* What you have to do
Retype all of the listing exactly, passing over any picture you find.

* Material
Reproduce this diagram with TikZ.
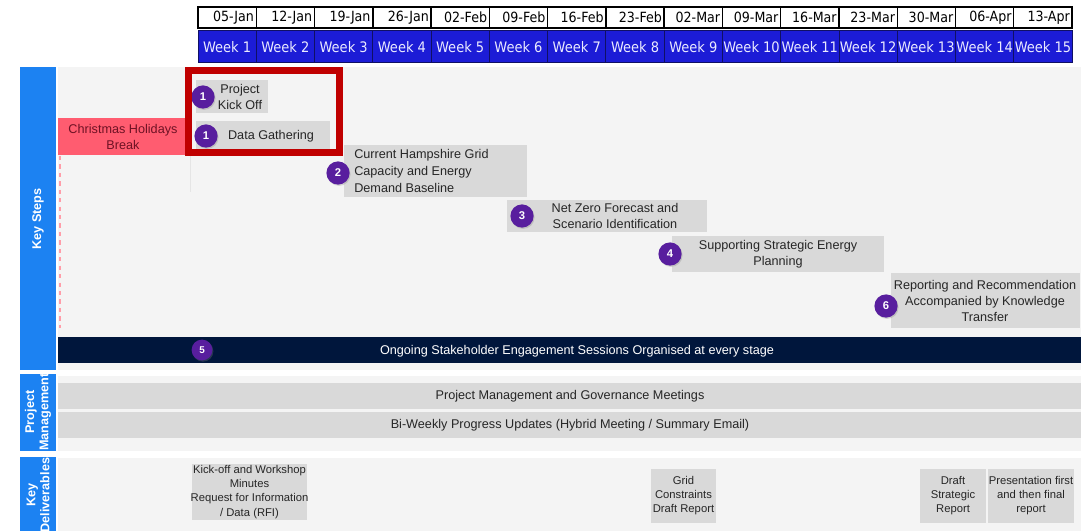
\documentclass[tikz,border=0pt]{standalone}
\usepackage{fontspec}
\setmainfont{Liberation Sans}
\newfontfamily\hdrfont{DejaVu Sans Condensed}
\usetikzlibrary{shadows}
\definecolor{weekblue}{RGB}{28,28,214}
\definecolor{weekline}{RGB}{16,16,100}
\definecolor{stripblue}{RGB}{28,130,242}
\definecolor{panelgray}{RGB}{244,244,244}
\definecolor{boxgray}{RGB}{217,217,217}
\definecolor{numpurple}{RGB}{88,30,158}
\definecolor{navybar}{RGB}{0,22,60}
\definecolor{xmaspink}{RGB}{255,92,112}
\definecolor{xmastext}{RGB}{110,18,36}
\definecolor{redframe}{RGB}{192,0,0}

\begin{document}
\begin{tikzpicture}[x=0.025cm,y=-0.025cm,
    steptext/.style={font=\fontsize{9}{11.5}\selectfont,align=center,text=black!85,inner sep=0pt},
    delitext/.style={font=\fontsize{8}{10}\selectfont,align=center,text=black!85,inner sep=0pt},
    numdot/.style={circle,fill=numpurple,text=white,font=\fontsize{8}{8}\selectfont\bfseries,
        minimum size=0.58cm,inner sep=0pt,
        drop shadow={opacity=0.3,shadow xshift=0.7pt,shadow yshift=-0.9pt}},
    sidetext/.style={rotate=90,text=white,font=\fontsize{9}{10}\selectfont\bfseries,align=center,inner sep=0pt}]
    \useasboundingbox (0,0) rectangle (1091,531);
    \fill[white] (0,0) rectangle (1091,531);

    % timeline header
    \foreach \dt [count=\i] in {05-Jan,12-Jan,19-Jan,26-Jan,02-Feb,09-Feb,16-Feb,23-Feb,02-Mar,09-Mar,16-Mar,23-Mar,30-Mar,06-Apr,13-Apr} {
        \draw[line width=1pt] ({198+(\i-1)*58.27},7) rectangle ({198+\i*58.27},28);
        \node[anchor=east,inner sep=0pt,font=\hdrfont\fontsize{10}{10}\selectfont] (d\i) at ({198+\i*58.27-2},17.5) {\dt};
        \draw[fill=weekblue,draw=weekline,line width=0.6pt] ({198+(\i-1)*58.27},30) rectangle ({198+\i*58.27},62);
        \node[text=blue!8,inner sep=0pt,font=\hdrfont\fontsize{10.3}{10}\selectfont] (w\i) at ({198+(\i-0.5)*58.27},47) {Week \i};
    }

    % section panels and side labels
    \fill[panelgray] (58,67) rectangle (1081,370);
    \fill[panelgray] (58,376) rectangle (1081,451);
    \fill[panelgray] (58,458) rectangle (1081,531);
    \fill[stripblue] (20,67) rectangle (56,370);
    \fill[stripblue] (20,374) rectangle (56,451);
    \fill[stripblue] (20,457) rectangle (56,531);
    \node[sidetext] (keysteps) at (38,219) {Key Steps};
    \node[sidetext] (projmgmt) at (38,412) {Project\\Management};
    \node[sidetext] (keydel) at (38,495) {Key\\Deliverables};

    % Christmas break
    \fill[xmaspink] (58,118) rectangle (188,155);
    \node[steptext,text=xmastext] (xmas) at (123,137) {Christmas Holidays\\Break};
    \draw[xmaspink!60,dashed,line width=0.8pt] (60,156) -- (60,328);
    \draw[gray!20,line width=0.5pt] (190,156) -- (190,192);

    % key steps
    \fill[boxgray] (196,80) rectangle (268,113);
    \node[steptext] (kickoff) at (240,97) {Project\\Kick Off};
    \node[numdot] (n1a) at (203,97) {1};

    \fill[boxgray] (196,121) rectangle (330,151);
    \node[steptext] (datagather) at (271,136) {Data Gathering};
    \node[numdot] (n1b) at (206,136) {1};

    \fill[boxgray] (344,145) rectangle (527,197);
    \node[steptext,align=left,anchor=west,font=\fontsize{9}{12}\selectfont] (baseline) at (354,171) {Current Hampshire Grid\\Capacity and Energy\\Demand Baseline};
    \node[numdot] (n2) at (338,173) {2};

    \fill[boxgray] (507,200) rectangle (707,232);
    \node[steptext] (netzero) at (615,216) {Net Zero Forecast and\\Scenario Identification};
    \node[numdot] (n3) at (522,216) {3};

    \fill[boxgray] (672,236) rectangle (884,272);
    \node[steptext] (planning) at (778,254) {Supporting Strategic Energy\\Planning};
    \node[numdot] (n4) at (670,254) {4};

    \fill[boxgray] (891,273) rectangle (1080,328);
    \node[steptext] (reporting) at (985,301) {Reporting and Recommendation\\Accompanied by Knowledge\\Transfer};
    \node[numdot] (n6) at (886,306) {6};

    \fill[navybar] (58,337) rectangle (1081,363);
    \node[steptext,text=white] (engage) at (577,351) {Ongoing Stakeholder Engagement Sessions Organised at every stage};
    \node[numdot,minimum size=0.52cm,font=\fontsize{7}{7}\selectfont\bfseries] (n5) at (202,350) {5};

    % highlight frame
    \draw[redframe,line width=5pt] (188.5,70.5) rectangle (339.5,152.5);

    % project management
    \fill[boxgray] (58,383) rectangle (1081,409);
    \node[steptext] (governance) at (570,396) {Project Management and Governance Meetings};
    \fill[boxgray] (58,412) rectangle (1081,438);
    \node[steptext] (biweekly) at (570,425) {Bi-Weekly Progress Updates (Hybrid Meeting / Summary Email)};

    % key deliverables
    \fill[boxgray] (192,464) rectangle (307,520);
    \node[delitext] (del1) at (249.5,492) {Kick-off and Workshop\\Minutes\\Request for Information\\/ Data (RFI)};
    \fill[boxgray] (651,469) rectangle (716,523);
    \node[delitext] (del2) at (683.5,496) {Grid\\Constraints\\Draft Report};
    \fill[boxgray] (920,469) rectangle (986,523);
    \node[delitext] (del3) at (953,496) {Draft\\Strategic\\Report};
    \fill[boxgray] (988,469) rectangle (1074,523);
    \node[delitext] (del4) at (1031,496) {Presentation first\\and then final\\report};
\end{tikzpicture}
\end{document}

* Output of the exercise
Reproduce this diagram with TikZ.
\documentclass[tikz,border=0pt]{standalone}
\usepackage{fontspec}
\setmainfont{Liberation Sans}
\newfontfamily\hdrfont{DejaVu Sans Condensed}
\usetikzlibrary{shadows}
\definecolor{weekblue}{RGB}{28,28,214}
\definecolor{weekline}{RGB}{16,16,100}
\definecolor{stripblue}{RGB}{28,130,242}
\definecolor{panelgray}{RGB}{244,244,244}
\definecolor{boxgray}{RGB}{217,217,217}
\definecolor{numpurple}{RGB}{88,30,158}
\definecolor{navybar}{RGB}{0,22,60}
\definecolor{xmaspink}{RGB}{255,92,112}
\definecolor{xmastext}{RGB}{110,18,36}
\definecolor{redframe}{RGB}{192,0,0}

\begin{document}
\begin{tikzpicture}[x=0.025cm,y=-0.025cm,
    steptext/.style={font=\fontsize{9}{11.5}\selectfont,align=center,text=black!85,inner sep=0pt},
    delitext/.style={font=\fontsize{8}{10}\selectfont,align=center,text=black!85,inner sep=0pt},
    numdot/.style={circle,fill=numpurple,text=white,font=\fontsize{8}{8}\selectfont\bfseries,
        minimum size=0.58cm,inner sep=0pt,
        drop shadow={opacity=0.3,shadow xshift=0.7pt,shadow yshift=-0.9pt}},
    sidetext/.style={rotate=90,text=white,font=\fontsize{9}{10}\selectfont\bfseries,align=center,inner sep=0pt}]
    \useasboundingbox (0,0) rectangle (1091,531);
    \fill[white] (0,0) rectangle (1091,531);

    % timeline header
    \foreach \dt [count=\i] in {05-Jan,12-Jan,19-Jan,26-Jan,02-Feb,09-Feb,16-Feb,23-Feb,02-Mar,09-Mar,16-Mar,23-Mar,30-Mar,06-Apr,13-Apr} {
        \draw[line width=1pt] ({198+(\i-1)*58.27},7) rectangle ({198+\i*58.27},28);
        \node[anchor=east,inner sep=0pt,font=\hdrfont\fontsize{10}{10}\selectfont] (d\i) at ({198+\i*58.27-2},17.5) {\dt};
        \draw[fill=weekblue,draw=weekline,line width=0.6pt] ({198+(\i-1)*58.27},30) rectangle ({198+\i*58.27},62);
        \node[text=blue!8,inner sep=0pt,font=\hdrfont\fontsize{10.3}{10}\selectfont] (w\i) at ({198+(\i-0.5)*58.27},47) {Week \i};
    }

    % section panels and side labels
    \fill[panelgray] (58,67) rectangle (1081,370);
    \fill[panelgray] (58,376) rectangle (1081,451);
    \fill[panelgray] (58,458) rectangle (1081,531);
    \fill[stripblue] (20,67) rectangle (56,370);
    \fill[stripblue] (20,374) rectangle (56,451);
    \fill[stripblue] (20,457) rectangle (56,531);
    \node[sidetext] (keysteps) at (38,219) {Key Steps};
    \node[sidetext] (projmgmt) at (38,412) {Project\\Management};
    \node[sidetext] (keydel) at (38,495) {Key\\Deliverables};

    % Christmas break
    \fill[xmaspink] (58,118) rectangle (188,155);
    \node[steptext,text=xmastext] (xmas) at (123,137) {Christmas Holidays\\Break};
    \draw[xmaspink!60,dashed,line width=0.8pt] (60,156) -- (60,328);
    \draw[gray!20,line width=0.5pt] (190,156) -- (190,192);

    % key steps
    \fill[boxgray] (196,80) rectangle (268,113);
    \node[steptext] (kickoff) at (240,97) {Project\\Kick Off};
    \node[numdot] (n1a) at (203,97) {1};

    \fill[boxgray] (196,121) rectangle (330,151);
    \node[steptext] (datagather) at (271,136) {Data Gathering};
    \node[numdot] (n1b) at (206,136) {1};

    \fill[boxgray] (344,145) rectangle (527,197);
    \node[steptext,align=left,anchor=west,font=\fontsize{9}{12}\selectfont] (baseline) at (354,171) {Current Hampshire Grid\\Capacity and Energy\\Demand Baseline};
    \node[numdot] (n2) at (338,173) {2};

    \fill[boxgray] (507,200) rectangle (707,232);
    \node[steptext] (netzero) at (615,216) {Net Zero Forecast and\\Scenario Identification};
    \node[numdot] (n3) at (522,216) {3};

    \fill[boxgray] (672,236) rectangle (884,272);
    \node[steptext] (planning) at (778,254) {Supporting Strategic Energy\\Planning};
    \node[numdot] (n4) at (670,254) {4};

    \fill[boxgray] (891,273) rectangle (1080,328);
    \node[steptext] (reporting) at (985,301) {Reporting and Recommendation\\Accompanied by Knowledge\\Transfer};
    \node[numdot] (n6) at (886,306) {6};

    \fill[navybar] (58,337) rectangle (1081,363);
    \node[steptext,text=white] (engage) at (577,351) {Ongoing Stakeholder Engagement Sessions Organised at every stage};
    \node[numdot,minimum size=0.52cm,font=\fontsize{7}{7}\selectfont\bfseries] (n5) at (202,350) {5};

    % highlight frame
    \draw[redframe,line width=5pt] (188.5,70.5) rectangle (339.5,152.5);

    % project management
    \fill[boxgray] (58,383) rectangle (1081,409);
    \node[steptext] (governance) at (570,396) {Project Management and Governance Meetings};
    \fill[boxgray] (58,412) rectangle (1081,438);
    \node[steptext] (biweekly) at (570,425) {Bi-Weekly Progress Updates (Hybrid Meeting / Summary Email)};

    % key deliverables
    \fill[boxgray] (192,464) rectangle (307,520);
    \node[delitext] (del1) at (249.5,492) {Kick-off and Workshop\\Minutes\\Request for Information\\/ Data (RFI)};
    \fill[boxgray] (651,469) rectangle (716,523);
    \node[delitext] (del2) at (683.5,496) {Grid\\Constraints\\Draft Report};
    \fill[boxgray] (920,469) rectangle (986,523);
    \node[delitext] (del3) at (953,496) {Draft\\Strategic\\Report};
    \fill[boxgray] (988,469) rectangle (1074,523);
    \node[delitext] (del4) at (1031,496) {Presentation first\\and then final\\report};
\end{tikzpicture}
\end{document}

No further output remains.